Esta edição também contém os prefácios originais de Manoel Barros da Motta e Severino Bezerra Cabral Filho, e a despeito de não estarem mais vinculados à perspectiva althusseriana, fizeram parte da primeira geração que tratou e divulgou as obras do filósofo franco-argelino. O prefácio publicado em Posições 2 é bastante interessante pois contextualiza a ruptura sino-albanesa no seio dos partidos comunistas marxistas-leninistas que estavam em oposição aos Partidos Comunistas pró-soviéticos, além de ressaltar a influência de Mao Zedong e da Revolução Chinesa nas intervenções políticas e teóricas de Louis Althusser nos anos 1970. Ademais, busca também trazer um diálogo entre a obra de Althusser com a de Foucault em certos aspectos relacionados às relações de poder reproduzidas pelos aparelhos de Estado, como afirma Althusser, ou dispositivos, no dizer de Foucault.

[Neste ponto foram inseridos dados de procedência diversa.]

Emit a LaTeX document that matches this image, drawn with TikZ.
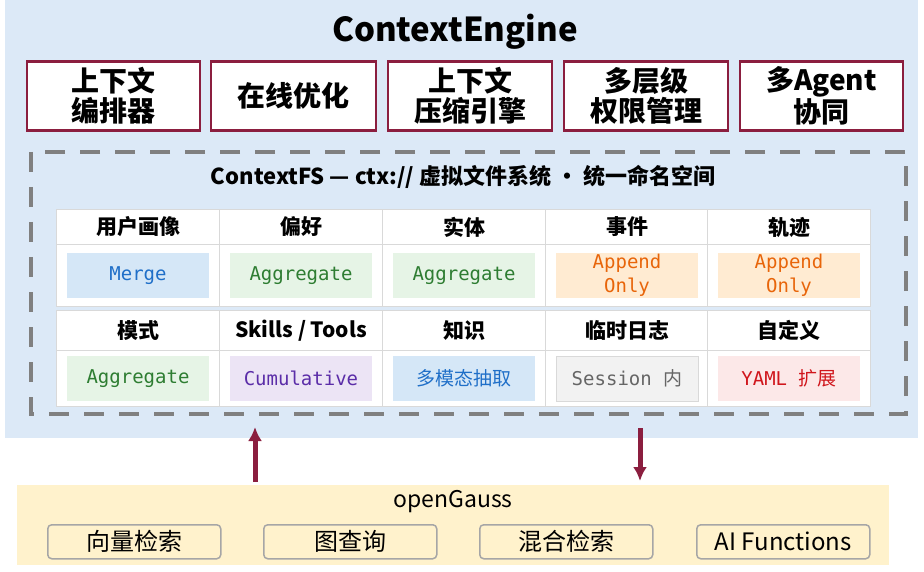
\documentclass[tikz,border=0pt]{standalone}
\usepackage{fontspec}
\setmainfont{Noto Sans CJK SC}
\newfontfamily\cjk{Noto Sans CJK SC}
\newfontfamily\monof{DejaVu Sans Mono}
\usetikzlibrary{arrows.meta}
\begin{document}
\begin{tikzpicture}[x=1pt,y=-1pt,
  top/.style={draw=dred,line width=2.5pt,fill=white,align=center,font=\fontsize{28}{30}\selectfont\bfseries,inner sep=0pt},
  hd/.style={draw=gray!30,fill=white,line width=1pt,font=\fontsize{21}{23}\selectfont\bfseries,inner sep=0pt},
  cell/.style={draw=gray!30,fill=white,line width=1pt,inner sep=0pt},
  chip/.style={inner sep=0pt,align=center,font=\monof\fontsize{19}{24}\selectfont},
  btn/.style={draw=gray!70,line width=1.5pt,rounded corners=4pt,fill=yelbg,font=\fontsize{24}{26}\selectfont,inner sep=0pt},
  arr/.style={draw=dred,line width=5pt,-{Latex[length=14pt,width=14pt]}}]
\definecolor{dred}{HTML}{8B1E3F}
\definecolor{bluebg}{HTML}{DCE9F7}
\definecolor{yelbg}{HTML}{FFF2CC}
\definecolor{cb}{HTML}{D5E7F7}\definecolor{tb}{HTML}{1F6FC8}
\definecolor{cg}{HTML}{E6F4E6}\definecolor{tg}{HTML}{2E7D32}
\definecolor{co}{HTML}{FFEBD2}\definecolor{to}{HTML}{E8650A}
\definecolor{cv}{HTML}{ECE4F5}\definecolor{tv}{HTML}{5B2DA8}
\definecolor{cr}{HTML}{FCE8E8}\definecolor{tr}{HTML}{D0161C}
\useasboundingbox (0,0) rectangle (924,572);
\fill[bluebg] (5,0) rectangle (918,438);
\node[font=\fontsize{33}{35}\selectfont\bfseries] (title) at (455,32) {ContextEngine};
\foreach \a/\b/\t [count=\i] in {27/200/{上下文\\编排器},211/376/{在线优化},388/552/{上下文\\压缩引擎},564/728/{多层级\\权限管理},740/903/{多Agent\\协同}}
  \node[top,minimum width=\b-\a,minimum height=69] (t\i) at ({(\a+\b)/2},96) {\t};
\draw[gray,line width=4pt,dash pattern=on 20pt off 15pt] (31,152) rectangle (906,414);
\node[font=\fontsize{22}{24}\selectfont\bfseries] (sub) at (463,177) {ContextFS — ctx:// 虚拟文件系统 · 统一命名空间};
\foreach \x/\h [count=\i] in {56/用户画像,219/偏好,382/实体,545/事件,707/轨迹}{
  \node[hd,minimum width=163,minimum height=35,anchor=north west] (h\i) at (\x,209) {\h};
  \node[cell,minimum width=163,minimum height=62,anchor=north west] (c\i) at (\x,244) {};}
\foreach \x/\h [count=\i] in {56/模式,219/{Skills / Tools},382/知识,545/临时日志,707/自定义}{
  \node[hd,minimum width=163,minimum height=40,anchor=north west] (g\i) at (\x,310) {\h};
  \node[cell,minimum width=163,minimum height=56,anchor=north west] (d\i) at (\x,350) {};}
\def\chipA#1#2#3#4#5{\node[chip,fill=#3,text=#4,minimum width=142,minimum height=45] (#1) at (#2) {#5};}
\chipA{m1}{c1}{cb}{tb}{Merge}
\chipA{m2}{c2}{cg}{tg}{Aggregate}
\chipA{m3}{c3}{cg}{tg}{Aggregate}
\chipA{m4}{c4}{co}{to}{Append\\Only}
\chipA{m5}{c5}{co}{to}{Append\\Only}
\chipA{n1}{d1}{cg}{tg}{Aggregate}
\chipA{n2}{d2}{cv}{tv}{Cumulative}
\chipA{n3}{d3}{cb}{tb}{\cjk 多模态抽取}
\node[chip,fill=gray!10,draw=gray!30,text=gray!80!black,minimum width=142,minimum height=45] (n4) at (d4) {Session {\cjk 内}};
\chipA{n5}{d5}{cr}{tr}{YAML {\cjk 扩展}}
\fill[yelbg] (17,485) rectangle (889,565);
\node[font=\fontsize{23}{25}\selectfont] (og) at (453,502) {openGauss};
\foreach \a/\t [count=\i] in {47/向量检索,263/图查询,479/混合检索,696/AI Functions}
  \node[btn,minimum width=173,minimum height=34,anchor=north west] (b\i) at (\a,524) {\t};
\coordinate (u1) at (255,482); \coordinate (u2) at (255,427);
\coordinate (v1) at (640,428); \coordinate (v2) at (640,481);
\draw[arr] (u1) -- (u2);
\draw[arr] (v1) -- (v2);
\end{tikzpicture}
\end{document}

A editora Ciências Revolucionárias cumpre um importante papel ao relançar essa obra que fora publicada há 43 anos, e nunca mais foi relançada em nosso mercado editorial suprindo, assim, uma importante lacuna no campo marxista brasileiro, sobretudo para o público que reconhece no marxismo não apenas uma superação do modo de produção capitalista, mas sim a sua ruptura sem conciliação, com a formação de novas práticas, e de um olhar sempre renovador e dinâmico na teoria marxista.

*Luiz Eduardo Motta é professor de ciência política na UFRJ. Autor, entre outros livros, de A favor de Althusser: revolução e ruptura na teoria marxista (Contracorrente).

Referência


Louis Althusser. Posições. São Paulo, Editora Raízes da América \ Ciências Revolucionárias, 2022, 426 págs.

Notas


[i] Como observa Nicole-Edith Thévenin em seu livro Revisionnisme et philosophie de l’alienation (1977) a filosofia não é uma simples “técnica” já que ela produz efeitos práticos, e jamais é neutra, mesmo quando ela quer fazer crer nisso. A filosofia é sempre uma tomada de partido (cf. p. 229).

[ii] ALTHUSSER, Louis. Posições 2: p. 148.

[iii] Vide o capítulo 3 do meu livro A favor de Althusser, “Sobre o conceito de ideologia” publicado em 2021 pela editora Contracorrente. Sobre o conceito de ideologia em Althusser há outras indicações importantes sobre esse tema vide ESCOBAR, Carlos Henrique Ciência da história e ideologia. Rio de Janeiro: Graal, 1978; PIRES, Eginardo. “Ideologia e Estado em Althusser: uma resposta” in Encontros com a Civilização Brasileira, n° 6. Rio de Janeiro: Civilização Brasileira, 1978; LACLAU, Ernesto. Política e ideologia na teoria marxista. São Paulo: Paz e Terra, 1979; CLENNAN, Gregor e HALL, Stuart et alli Da ideologia. Rio de Janeiro, Zahar, 1983; ZIZEK, Slavoj (org.) Um mapa da ideologia. Rio de Janeiro: Contraponto, 1996; EAGLETON, Terry. Ideologia. São Paulo: Boitempo, 1997; SAMPEDRO, Francisco. “A teoria da ideologia em Althusser” in NAVES, Márcio Bilharinho (org.) Presença de Althusser. Campinas: UNICAMP, 2010; ALMEIDA, Lúcio Flávio de ALMEIDA. “Um texto discretamente explosivo: Ideologia e aparelhos ideológicos de Estado” in Lutas Sociais vol. 18, n° 33, São Paulo: PUC, 2014; Lúcio Flávio de, “Ideologia, ideologias, luta de classes: Althusser e os aparelhos ideológicos (de Estado)” in PINHEIRO, Jair (org.) Ler Althusser. Marília: Cultura Acadêmica, 2016.

[iv] Não incluí o texto “Ideologia e aparelhos ideológicos de Estado” nesta lista por dois motivos: o primeiro por ter ganhado uma edição própria pela Graal e teve várias edições, além de ter sido também publicado no livro organizado por Zizek O mapa da ideologia; em segundo, pela edição do manuscrito Sobre a reprodução que vem a ser a versão completa deste texto, e está disponível em língua portuguesa pela editora Vozes.

[v] ALTHUSSER, Louis. Posições 1 p. 26.

[vi] Como bem observa Pierre Macherey “se há um sujeito na história, não é o sujeito que faz a história, mas o sujeito que a história faz” in WALDLOWSKI, Aliocha Por Althusser, São Paulo: Martins Fontes, 2022, p. 140.